_Exercise requirements:_ Reproduce all of the material word for word.

------------------------------------------------------------

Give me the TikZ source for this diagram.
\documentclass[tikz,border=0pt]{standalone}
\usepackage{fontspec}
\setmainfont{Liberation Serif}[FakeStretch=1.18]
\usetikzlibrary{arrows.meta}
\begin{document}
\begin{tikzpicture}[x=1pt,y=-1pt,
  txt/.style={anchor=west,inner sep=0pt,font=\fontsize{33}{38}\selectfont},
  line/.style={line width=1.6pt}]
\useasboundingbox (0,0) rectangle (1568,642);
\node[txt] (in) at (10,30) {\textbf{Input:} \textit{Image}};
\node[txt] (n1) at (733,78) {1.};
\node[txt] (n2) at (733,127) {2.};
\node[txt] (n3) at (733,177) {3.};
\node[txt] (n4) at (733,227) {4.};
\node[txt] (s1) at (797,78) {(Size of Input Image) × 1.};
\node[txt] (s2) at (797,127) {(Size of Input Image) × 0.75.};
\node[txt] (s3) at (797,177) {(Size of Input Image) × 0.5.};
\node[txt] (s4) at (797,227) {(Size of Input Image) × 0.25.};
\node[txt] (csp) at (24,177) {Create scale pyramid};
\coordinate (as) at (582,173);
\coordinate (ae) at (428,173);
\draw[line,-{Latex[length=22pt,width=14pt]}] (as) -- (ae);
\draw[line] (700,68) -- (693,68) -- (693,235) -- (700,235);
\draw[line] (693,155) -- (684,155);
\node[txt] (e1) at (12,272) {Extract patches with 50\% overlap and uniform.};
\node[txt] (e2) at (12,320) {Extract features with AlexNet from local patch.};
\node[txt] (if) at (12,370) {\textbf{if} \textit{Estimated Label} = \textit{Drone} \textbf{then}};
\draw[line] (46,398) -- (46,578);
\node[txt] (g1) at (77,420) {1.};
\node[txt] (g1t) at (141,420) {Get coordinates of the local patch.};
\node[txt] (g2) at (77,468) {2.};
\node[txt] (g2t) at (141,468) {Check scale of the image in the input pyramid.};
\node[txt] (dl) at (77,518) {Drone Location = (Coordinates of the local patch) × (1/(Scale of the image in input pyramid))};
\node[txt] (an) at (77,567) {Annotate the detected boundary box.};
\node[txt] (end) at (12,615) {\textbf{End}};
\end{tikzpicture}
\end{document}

------------------------------------------------------------

_Response to the task:_
Give me the TikZ source for this diagram.
\documentclass[tikz,border=0pt]{standalone}
\usepackage{fontspec}
\setmainfont{Liberation Serif}[FakeStretch=1.18]
\usetikzlibrary{arrows.meta}
\begin{document}
\begin{tikzpicture}[x=1pt,y=-1pt,
  txt/.style={anchor=west,inner sep=0pt,font=\fontsize{33}{38}\selectfont},
  line/.style={line width=1.6pt}]
\useasboundingbox (0,0) rectangle (1568,642);
\node[txt] (in) at (10,30) {\textbf{Input:} \textit{Image}};
\node[txt] (n1) at (733,78) {1.};
\node[txt] (n2) at (733,127) {2.};
\node[txt] (n3) at (733,177) {3.};
\node[txt] (n4) at (733,227) {4.};
\node[txt] (s1) at (797,78) {(Size of Input Image) × 1.};
\node[txt] (s2) at (797,127) {(Size of Input Image) × 0.75.};
\node[txt] (s3) at (797,177) {(Size of Input Image) × 0.5.};
\node[txt] (s4) at (797,227) {(Size of Input Image) × 0.25.};
\node[txt] (csp) at (24,177) {Create scale pyramid};
\coordinate (as) at (582,173);
\coordinate (ae) at (428,173);
\draw[line,-{Latex[length=22pt,width=14pt]}] (as) -- (ae);
\draw[line] (700,68) -- (693,68) -- (693,235) -- (700,235);
\draw[line] (693,155) -- (684,155);
\node[txt] (e1) at (12,272) {Extract patches with 50\% overlap and uniform.};
\node[txt] (e2) at (12,320) {Extract features with AlexNet from local patch.};
\node[txt] (if) at (12,370) {\textbf{if} \textit{Estimated Label} = \textit{Drone} \textbf{then}};
\draw[line] (46,398) -- (46,578);
\node[txt] (g1) at (77,420) {1.};
\node[txt] (g1t) at (141,420) {Get coordinates of the local patch.};
\node[txt] (g2) at (77,468) {2.};
\node[txt] (g2t) at (141,468) {Check scale of the image in the input pyramid.};
\node[txt] (dl) at (77,518) {Drone Location = (Coordinates of the local patch) × (1/(Scale of the image in input pyramid))};
\node[txt] (an) at (77,567) {Annotate the detected boundary box.};
\node[txt] (end) at (12,615) {\textbf{End}};
\end{tikzpicture}
\end{document}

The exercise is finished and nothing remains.